▶ [TASK TO COMPLETE]: Skip the pictures. Transcribe the rest of the data below without changing a word.

▶ [DATA SECTION]:
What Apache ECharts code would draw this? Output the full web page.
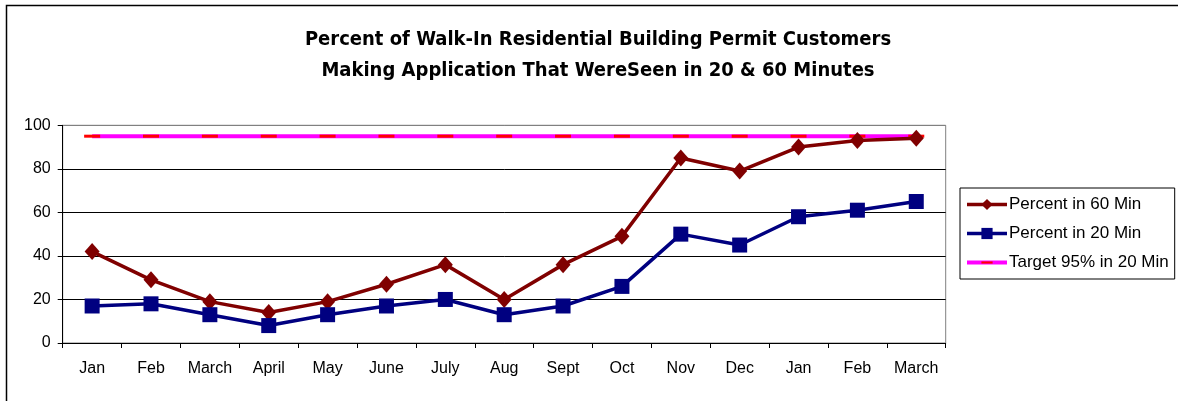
<!DOCTYPE html>
<html lang="en">
<head>
<meta charset="UTF-8">
<title>Walk-In Residential Building Permit Customers</title>
<style>
  html, body { margin: 0; padding: 0; background: #fff; }
  #chart { width: 1178px; height: 401px; }
</style>
</head>
<body>
<div id="chart"></div>
<script src="https://cdn.jsdelivr.net/npm/echarts@6/dist/echarts.min.js"></script>
<script>
// months, two fiscal-year spans
var months = ['Jan', 'Feb', 'March', 'April', 'May', 'June', 'July', 'Aug', 'Sept', 'Oct', 'Nov', 'Dec', 'Jan', 'Feb', 'March'];
var pct60 = [42, 29, 19, 14, 19, 27, 36, 20, 36, 49, 85, 79, 90, 93, 94];
var pct20 = [17, 18, 13, 8, 13, 17, 20, 13, 17, 26, 50, 45, 58, 61, 65];
var target = [95, 95, 95, 95, 95, 95, 95, 95, 95, 95, 95, 95, 95, 95, 95];
var yTicks = [0, 20, 40, 60, 80, 100];

var font = "'Liberation Sans', Arial, sans-serif";

// excel style "dash" marker: bbox kept square by the two moveTo points
var dashSymbol = 'path://M0,0M16,16M0,6.5L16,6.5L16,9.5L0,9.5Z';

var myChart = echarts.init(document.getElementById('chart'));

var option = {
  backgroundColor: '#fff',
  animation: false,
  title: {
    text: 'Percent of Walk-In Residential Building Permit Customers\nMaking Application That WereSeen in 20 & 60 Minutes',
    left: 593,
    top: 19,
    textAlign: 'center',
    textStyle: {
      fontFamily: "'Liberation Sans Narrow', 'Arial Narrow', 'DejaVu Sans Condensed', sans-serif",
      fontWeight: 'bold',
      fontSize: 20,
      lineHeight: 31,
      color: '#000'
    }
  },
  graphic: [{
    type: 'rect',
    shape: { x: 6.5, y: 5.5, width: 1300, height: 600 },
    style: { fill: 'none', stroke: '#000', lineWidth: 1.5 },
    silent: true,
    z: -1
  }],
  legend: {
    orient: 'vertical',
    left: 960,
    top: 188,
    padding: [8, 6, 8, 5],
    borderColor: '#000',
    borderWidth: 1,
    itemWidth: 40,
    itemHeight: 14,
    itemGap: 12,
    lineStyle: { width: 3.5 },
    data: [
      'Percent in 60 Min',
      'Percent in 20 Min',
      { name: 'Target 95% in 20 Min', lineStyle: { width: 4 } }
    ],
    textStyle: { fontFamily: font, fontSize: 17, lineHeight: 17, color: '#000', padding: [0, 0, 0, -3] }
  },
  grid: {
    left: 62.7,
    right: 232.3,
    top: 125.3,
    bottom: 58,
    show: true,
    borderColor: '#808080',
    borderWidth: 1
  },
  xAxis: {
    type: 'category',
    data: months,
    boundaryGap: true,
    axisLine: { lineStyle: { color: '#000', width: 1 } },
    axisTick: { show: true, interval: 0, length: 5, lineStyle: { color: '#000' } },
    axisLabel: { interval: 0, margin: 18, fontFamily: font, fontSize: 16, color: '#000' }
  },
  yAxis: {
    type: 'value',
    min: yTicks[0],
    max: yTicks[yTicks.length - 1],
    interval: 20,
    axisLine: { show: true, lineStyle: { color: '#000', width: 1 } },
    axisTick: { show: true, length: 5, lineStyle: { color: '#000' } },
    axisLabel: { margin: 12, fontFamily: font, fontSize: 16, color: '#000' },
    splitLine: { show: true, lineStyle: { color: ['#000', '#000', '#000', '#000', '#000', '#808080'], width: 1 } }
  },
  series: [{
    name: 'Target 95% in 20 Min',
    type: 'line',
    data: target,
    symbol: dashSymbol,
    symbolSize: 16,
    showAllSymbol: true,
    lineStyle: { color: '#FF00FF', width: 4 },
    itemStyle: { color: '#FF0000' },
    z: 2
  }, {
    name: 'Percent in 60 Min',
    type: 'line',
    data: pct60,
    symbol: 'diamond',
    symbolSize: [15, 17],
    showAllSymbol: true,
    lineStyle: { color: '#800000', width: 3.5 },
    itemStyle: { color: '#800000' },
    z: 3
  }, {
    name: 'Percent in 20 Min',
    type: 'line',
    data: pct20,
    symbol: 'rect',
    symbolSize: 15,
    showAllSymbol: true,
    lineStyle: { color: '#000080', width: 3.5 },
    itemStyle: { color: '#000080' },
    z: 4
  }]
};

myChart.setOption(option);
</script>
</body>
</html>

▶ [COMPLETED EXERCISE]:
What Apache ECharts code would draw this? Output the full web page.
<!DOCTYPE html>
<html lang="en">
<head>
<meta charset="UTF-8">
<title>Walk-In Residential Building Permit Customers</title>
<style>
  html, body { margin: 0; padding: 0; background: #fff; }
  #chart { width: 1178px; height: 401px; }
</style>
</head>
<body>
<div id="chart"></div>
<script src="https://cdn.jsdelivr.net/npm/echarts@6/dist/echarts.min.js"></script>
<script>
// months, two fiscal-year spans
var months = ['Jan', 'Feb', 'March', 'April', 'May', 'June', 'July', 'Aug', 'Sept', 'Oct', 'Nov', 'Dec', 'Jan', 'Feb', 'March'];
var pct60 = [42, 29, 19, 14, 19, 27, 36, 20, 36, 49, 85, 79, 90, 93, 94];
var pct20 = [17, 18, 13, 8, 13, 17, 20, 13, 17, 26, 50, 45, 58, 61, 65];
var target = [95, 95, 95, 95, 95, 95, 95, 95, 95, 95, 95, 95, 95, 95, 95];
var yTicks = [0, 20, 40, 60, 80, 100];

var font = "'Liberation Sans', Arial, sans-serif";

// excel style "dash" marker: bbox kept square by the two moveTo points
var dashSymbol = 'path://M0,0M16,16M0,6.5L16,6.5L16,9.5L0,9.5Z';

var myChart = echarts.init(document.getElementById('chart'));

var option = {
  backgroundColor: '#fff',
  animation: false,
  title: {
    text: 'Percent of Walk-In Residential Building Permit Customers\nMaking Application That WereSeen in 20 & 60 Minutes',
    left: 593,
    top: 19,
    textAlign: 'center',
    textStyle: {
      fontFamily: "'Liberation Sans Narrow', 'Arial Narrow', 'DejaVu Sans Condensed', sans-serif",
      fontWeight: 'bold',
      fontSize: 20,
      lineHeight: 31,
      color: '#000'
    }
  },
  graphic: [{
    type: 'rect',
    shape: { x: 6.5, y: 5.5, width: 1300, height: 600 },
    style: { fill: 'none', stroke: '#000', lineWidth: 1.5 },
    silent: true,
    z: -1
  }],
  legend: {
    orient: 'vertical',
    left: 960,
    top: 188,
    padding: [8, 6, 8, 5],
    borderColor: '#000',
    borderWidth: 1,
    itemWidth: 40,
    itemHeight: 14,
    itemGap: 12,
    lineStyle: { width: 3.5 },
    data: [
      'Percent in 60 Min',
      'Percent in 20 Min',
      { name: 'Target 95% in 20 Min', lineStyle: { width: 4 } }
    ],
    textStyle: { fontFamily: font, fontSize: 17, lineHeight: 17, color: '#000', padding: [0, 0, 0, -3] }
  },
  grid: {
    left: 62.7,
    right: 232.3,
    top: 125.3,
    bottom: 58,
    show: true,
    borderColor: '#808080',
    borderWidth: 1
  },
  xAxis: {
    type: 'category',
    data: months,
    boundaryGap: true,
    axisLine: { lineStyle: { color: '#000', width: 1 } },
    axisTick: { show: true, interval: 0, length: 5, lineStyle: { color: '#000' } },
    axisLabel: { interval: 0, margin: 18, fontFamily: font, fontSize: 16, color: '#000' }
  },
  yAxis: {
    type: 'value',
    min: yTicks[0],
    max: yTicks[yTicks.length - 1],
    interval: 20,
    axisLine: { show: true, lineStyle: { color: '#000', width: 1 } },
    axisTick: { show: true, length: 5, lineStyle: { color: '#000' } },
    axisLabel: { margin: 12, fontFamily: font, fontSize: 16, color: '#000' },
    splitLine: { show: true, lineStyle: { color: ['#000', '#000', '#000', '#000', '#000', '#808080'], width: 1 } }
  },
  series: [{
    name: 'Target 95% in 20 Min',
    type: 'line',
    data: target,
    symbol: dashSymbol,
    symbolSize: 16,
    showAllSymbol: true,
    lineStyle: { color: '#FF00FF', width: 4 },
    itemStyle: { color: '#FF0000' },
    z: 2
  }, {
    name: 'Percent in 60 Min',
    type: 'line',
    data: pct60,
    symbol: 'diamond',
    symbolSize: [15, 17],
    showAllSymbol: true,
    lineStyle: { color: '#800000', width: 3.5 },
    itemStyle: { color: '#800000' },
    z: 3
  }, {
    name: 'Percent in 20 Min',
    type: 'line',
    data: pct20,
    symbol: 'rect',
    symbolSize: 15,
    showAllSymbol: true,
    lineStyle: { color: '#000080', width: 3.5 },
    itemStyle: { color: '#000080' },
    z: 4
  }]
};

myChart.setOption(option);
</script>
</body>
</html>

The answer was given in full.